Notre projet tient bien la route. Le CIO a, semble-t-il, apprécié que Paris 2024 soit piloté par le mouvement sportif. Nous ne sommes pas en avance par rapport à Los Angeles ou Budapest, nos concurrents, mais nous sommes très bien positionnés. Il ne faut pas avoir de complexe. Il ne faut pas non plus être trop confiant, car le chemin est encore long jusqu'au 13 septembre 2017, date de la désignation de la ville-hôte à Lima, au Pérou.

D'ici cette date, quelles sont les échéances pour le comité ?

Le 3 février, nous remettrons notre dossier final et c'est alors que la campagne internationale débutera.
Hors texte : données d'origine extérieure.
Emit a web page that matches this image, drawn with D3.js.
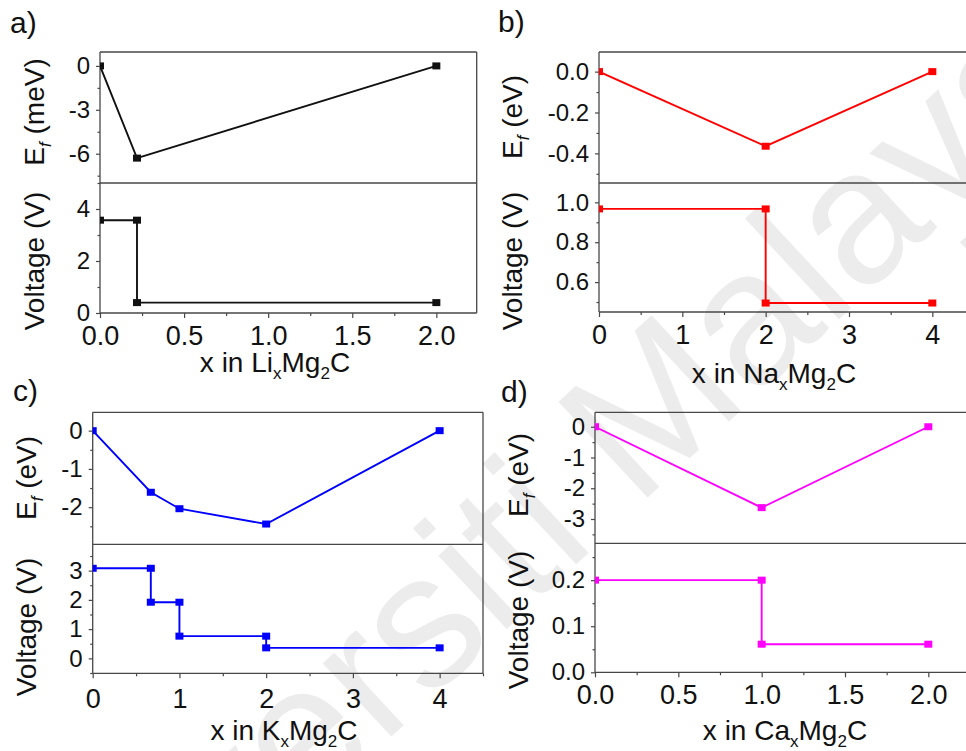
<!DOCTYPE html>
<html>
<head>
<meta charset="utf-8">
<script src="https://cdn.jsdelivr.net/npm/d3@7"></script>
<style>
  body { margin: 0; background: #fff; }
  svg { display: block; font-family: "Liberation Sans", Arial, sans-serif; }
</style>
</head>
<body>
<svg id="chart" width="966" height="751"></svg>
<script>
// a) Li_xMg2C
const liX = [0, 0.22, 2];
const liEf = [0, -6.3, 0];
const liStepX = [0, 0.22, 0.22, 2];
const liVolt = [3.57, 3.57, 0.4, 0.4];

// b) Na_xMg2C
const naX = [0, 2, 4];
const naEf = [0, -0.365, 0];
const naStepX = [0, 2, 2, 4];
const naVolt = [0.967, 0.967, 0.495, 0.495];

// c) K_xMg2C
const kX = [0, 0.67, 1, 2, 4];
const kEf = [0, -1.61, -2.04, -2.44, 0];
const kStepX = [0, 0.67, 0.67, 1, 1, 2, 2, 4];
const kVolt = [3.08, 3.08, 1.92, 1.92, 0.76, 0.76, 0.36, 0.36];

// d) Ca_xMg2C
const caX = [0, 1, 2];
const caEf = [0, -2.63, 0];
const caStepX = [0, 1, 1, 2];
const caVolt = [0.2, 0.2, 0.061, 0.061];

// tick labels
const liXTicks = ['0.0', '0.5', '1.0', '1.5', '2.0'];
const liEfTicks = ['0', '-3', '-6'];
const liVTicks = ['0', '2', '4'];
const naXTicks = ['0', '1', '2', '3', '4'];
const naEfTicks = ['0.0', '-0.2', '-0.4'];
const naVTicks = ['0.6', '0.8', '1.0'];
const kXTicks = ['0', '1', '2', '3', '4'];
const kEfTicks = ['0', '-1', '-2'];
const kVTicks = ['0', '1', '2', '3'];
const caXTicks = ['0.0', '0.5', '1.0', '1.5', '2.0'];
const caEfTicks = ['0', '-1', '-2', '-3'];
const caVTicks = ['0.0', '0.1', '0.2'];

const svg = d3.select('#chart');

// faint watermark behind everything
svg.append('text')
  .attr('transform', 'translate(510,535) rotate(-43)')
  .attr('text-anchor', 'middle')
  .attr('dy', '0.35em')
  .style('font-size', '190px')
  .style('fill', '#ececec')
  .text('Universiti Malaya');

const panels = [
  {
    tag: 'a)', tagX: 10, tagY: 33, color: '#111111', elem: 'Li', efUnit: 'meV',
    x: liX, ef: liEf, stepX: liStepX, volt: liVolt,
    xTicks: liXTicks, efTicks: liEfTicks, vTicks: liVTicks,
    left: 100, right: 476.7, top: 52, mid: 183, bottom: 313,
    xDom: [0, 2.24], efDom: [-8, 0.95], vDom: [0, 5],
    xMinor: 0.25, efMinor: 1.5, vMinor: 1,
    xTickPad: 8, titleX: 275, titleY: 372, yTitleX: 44, efTitleY: 112, vTitleY: 261
  },
  {
    tag: 'b)', tagX: 498, tagY: 32, color: '#ff0000', elem: 'Na', efUnit: 'eV',
    x: naX, ef: naEf, stepX: naStepX, volt: naVolt,
    xTicks: naXTicks, efTicks: naEfTicks, vTicks: naVTicks,
    left: 599, right: 974, top: 52, mid: 183, bottom: 312,
    xDom: [0, 4.5], efDom: [-0.545, 0.096], vDom: [0.45, 1.097],
    xMinor: 0.5, efMinor: 0.1, vMinor: 0.1,
    xTickPad: 8, titleX: 774, titleY: 383, yTitleX: 522, efTitleY: 117, vTitleY: 261
  },
  {
    tag: 'c)', tagX: 13, tagY: 401, color: '#0000ff', elem: 'K', efUnit: 'eV',
    x: kX, ef: kEf, stepX: kStepX, volt: kVolt,
    xTicks: kXTicks, efTicks: kEfTicks, vTicks: kVTicks,
    left: 92.7, right: 483, top: 412.3, mid: 544.3, bottom: 673.3,
    xDom: [0, 4.5], efDom: [-2.97, 0.48], vDom: [-0.51, 3.9],
    xMinor: 0.5, efMinor: 0.5, vMinor: 0.5,
    xTickPad: 11, titleX: 284, titleY: 740, yTitleX: 36, efTitleY: 478, vTitleY: 627
  },
  {
    tag: 'd)', tagX: 501, tagY: 402, color: '#ff00ff', elem: 'Ca', efUnit: 'eV',
    x: caX, ef: caEf, stepX: caStepX, volt: caVolt,
    xTicks: caXTicks, efTicks: caEfTicks, vTicks: caVTicks,
    left: 595, right: 970, top: 412.3, mid: 543.3, bottom: 672.3,
    xDom: [0, 2.25], efDom: [-3.79, 0.47], vDom: [0, 0.28],
    xMinor: 0.25, efMinor: 0.5, vMinor: 0.05,
    xTickPad: 8, titleX: 785, titleY: 740, yTitleX: 528, efTitleY: 475, vTitleY: 620
  }
];

const frameColor = '#474747';

function minorValues(dom, step) {
  const lo = Math.min(dom[0], dom[1]);
  const hi = Math.max(dom[0], dom[1]);
  const out = [];
  for (let k = Math.ceil(lo / step - 1e-6); k * step <= hi + 1e-9; k++) out.push(+(k * step).toFixed(6));
  return out;
}

function styleAxis(sel) {
  sel.select('.domain').remove();
  sel.selectAll('.tick line').attr('stroke', frameColor).attr('stroke-width', 1.2);
  sel.selectAll('.tick text').attr('fill', '#111');
}

panels.forEach((p, pi) => {
  const g = svg.append('g');

  const x = d3.scaleLinear().domain(p.xDom).range([p.left, p.right]);
  const yEf = d3.scaleLinear().domain(p.efDom).range([p.mid, p.top]);
  const yV = d3.scaleLinear().domain(p.vDom).range([p.bottom, p.mid]);

  // clip regions for the two stacked plots
  const defs = g.append('defs');
  defs.append('clipPath').attr('id', 'clipTop' + pi)
    .append('rect').attr('x', p.left).attr('y', p.top)
    .attr('width', p.right - p.left).attr('height', p.mid - p.top);
  defs.append('clipPath').attr('id', 'clipBot' + pi)
    .append('rect').attr('x', p.left).attr('y', p.mid)
    .attr('width', p.right - p.left).attr('height', p.bottom - p.mid);

  // left axes: major + minor
  const efAx = g.append('g').attr('transform', `translate(${p.left},0)`)
    .call(d3.axisLeft(yEf).tickValues(p.efTicks.map(Number))
      .tickFormat((d, i) => p.efTicks[i]).tickSize(4).tickPadding(6));
  const vAx = g.append('g').attr('transform', `translate(${p.left},0)`)
    .call(d3.axisLeft(yV).tickValues(p.vTicks.map(Number))
      .tickFormat((d, i) => p.vTicks[i]).tickSize(4).tickPadding(6));
  [efAx, vAx].forEach(a => {
    styleAxis(a);
    a.selectAll('.tick text').style('font-size', '24px');
  });
  styleAxis(g.append('g').attr('transform', `translate(${p.left},0)`)
    .call(d3.axisLeft(yEf).tickValues(minorValues(p.efDom, p.efMinor)
      .filter(v => !p.efTicks.map(Number).includes(v))).tickFormat('').tickSize(2.5)));
  styleAxis(g.append('g').attr('transform', `translate(${p.left},0)`)
    .call(d3.axisLeft(yV).tickValues(minorValues(p.vDom, p.vMinor)
      .filter(v => !p.vTicks.map(Number).includes(v))).tickFormat('').tickSize(2.5)));

  // bottom axis
  const xAx = g.append('g').attr('transform', `translate(0,${p.bottom})`)
    .call(d3.axisBottom(x).tickValues(p.xTicks.map(Number))
      .tickFormat((d, i) => p.xTicks[i]).tickSize(5).tickPadding(p.xTickPad));
  styleAxis(xAx);
  xAx.selectAll('.tick text').style('font-size', '27px');
  styleAxis(g.append('g').attr('transform', `translate(0,${p.bottom})`)
    .call(d3.axisBottom(x).tickValues(minorValues(p.xDom, p.xMinor)
      .filter(v => !p.xTicks.map(Number).includes(v))).tickFormat('').tickSize(3)));

  // frame lines
  const frame = [
    [p.left, p.top, p.right, p.top],
    [p.left, p.mid, p.right, p.mid],
    [p.left, p.bottom, p.right, p.bottom],
    [p.left, p.top, p.left, p.bottom],
    [p.right, p.top, p.right, p.bottom]
  ];
  g.selectAll('line.frame').data(frame).join('line')
    .attr('class', 'frame')
    .attr('x1', d => d[0]).attr('y1', d => d[1])
    .attr('x2', d => d[2]).attr('y2', d => d[3])
    .attr('stroke', frameColor).attr('stroke-width', 1.3);

  // formation energy line + markers
  const efPts = p.x.map((v, i) => [v, p.ef[i]]);
  const top = g.append('g').attr('clip-path', `url(#clipTop${pi})`);
  top.append('path').datum(efPts)
    .attr('fill', 'none').attr('stroke', p.color).attr('stroke-width', 1.9)
    .attr('d', d3.line().x(d => x(d[0])).y(d => yEf(d[1])));
  top.selectAll('rect').data(efPts).join('rect')
    .attr('x', d => x(d[0]) - 4).attr('y', d => yEf(d[1]) - 3.5)
    .attr('width', 8).attr('height', 7).attr('fill', p.color);

  // voltage step line + markers
  const vPts = p.stepX.map((v, i) => [v, p.volt[i]]);
  const bot = g.append('g').attr('clip-path', `url(#clipBot${pi})`);
  bot.append('path').datum(vPts)
    .attr('fill', 'none').attr('stroke', p.color).attr('stroke-width', 1.9)
    .attr('d', d3.line().x(d => x(d[0])).y(d => yV(d[1])));
  bot.selectAll('rect').data(vPts).join('rect')
    .attr('x', d => x(d[0]) - 4).attr('y', d => yV(d[1]) - 3.5)
    .attr('width', 8).attr('height', 7).attr('fill', p.color);

  // panel tag
  g.append('text').attr('x', p.tagX).attr('y', p.tagY)
    .style('font-size', '30px').attr('fill', '#111').text(p.tag);

  // x title with subscripts
  const xt = g.append('text').attr('x', p.titleX).attr('y', p.titleY)
    .attr('text-anchor', 'middle').style('font-size', '28px').attr('fill', '#111');
  xt.append('tspan').text('x in ' + p.elem);
  xt.append('tspan').attr('dy', 7).style('font-size', '17px').text('x');
  xt.append('tspan').attr('dy', -7).text('Mg');
  xt.append('tspan').attr('dy', 7).style('font-size', '17px').text('2');
  xt.append('tspan').attr('dy', -7).text('C');

  // y titles
  const et = g.append('text')
    .attr('transform', `translate(${p.yTitleX},${p.efTitleY}) rotate(-90)`)
    .attr('text-anchor', 'middle').style('font-size', '28px').attr('fill', '#111');
  et.append('tspan').text('E');
  et.append('tspan').attr('dy', 7).style('font-size', '17px').style('font-style', 'italic').text('f');
  et.append('tspan').attr('dy', -7).text(` (${p.efUnit})`);

  g.append('text')
    .attr('transform', `translate(${p.yTitleX},${p.vTitleY}) rotate(-90)`)
    .attr('text-anchor', 'middle').style('font-size', '28px').attr('fill', '#111')
    .text('Voltage (V)');
});
</script>
</body>
</html>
Nous allons prendre nos bâtons de pèlerin pour convaincre la famille olympique aux quatre coins du globe.

Cette campagne de séduction avait déjà commencé, non ?

Lors des Jeux olympiques et paralympiques de Rio organisé l'été dernier, nous étions en effet sur place pour évoquer la candidature et affiner notre projet

Quelles sont les valeurs que porte Paris 2024 ?
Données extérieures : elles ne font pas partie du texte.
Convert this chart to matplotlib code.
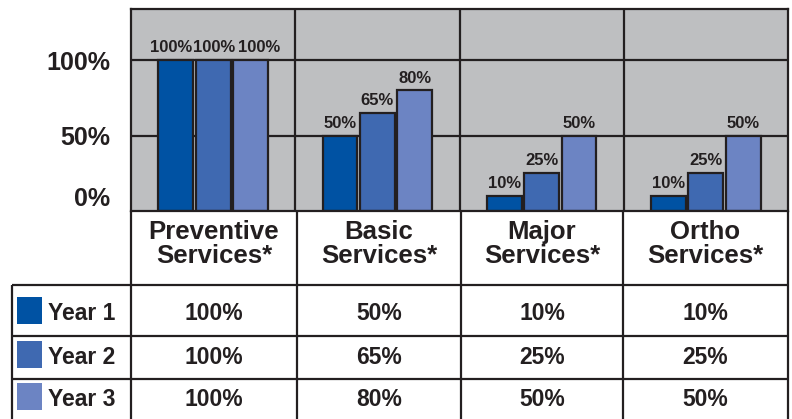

Le CIO est très strict sur ce point. Outre la dimension sportive et festive de ce type d'événements, les Jeux doivent laisser une trace dans la société, un héritage. Le sport doit permettre de renforcer la cohésion sociale, de créer une société meilleure par le sport. Nous y sommes très attachés. La notion d'héritage - tangible et sociétal, est au centre de notre projet

Vous parlez d'héritage. Certains équipements construits pour les Jeux olympiques de 1900 et 1924 sont encore utilisés par les sportifs. C'est par exemple le cas du stade Pershing et du Vélodrome de la Cipale dans le bois de Vincennes ou du Pré Catelan dans le bois de Boulogne. Ces lieux mythiques seront-ils mis à l'honneur ?

Bien entendu et nous avons d'ailleurs prévu d'organiser le hockey sur gazon au Stade olympique Yves du Manoir à Colombes. En amont des Jeux, des olympiades festives et culturelles seront organisées dans ces lieux iconiques pour célébrer l'olympisme et contribuer à développer la pratique sportive en France.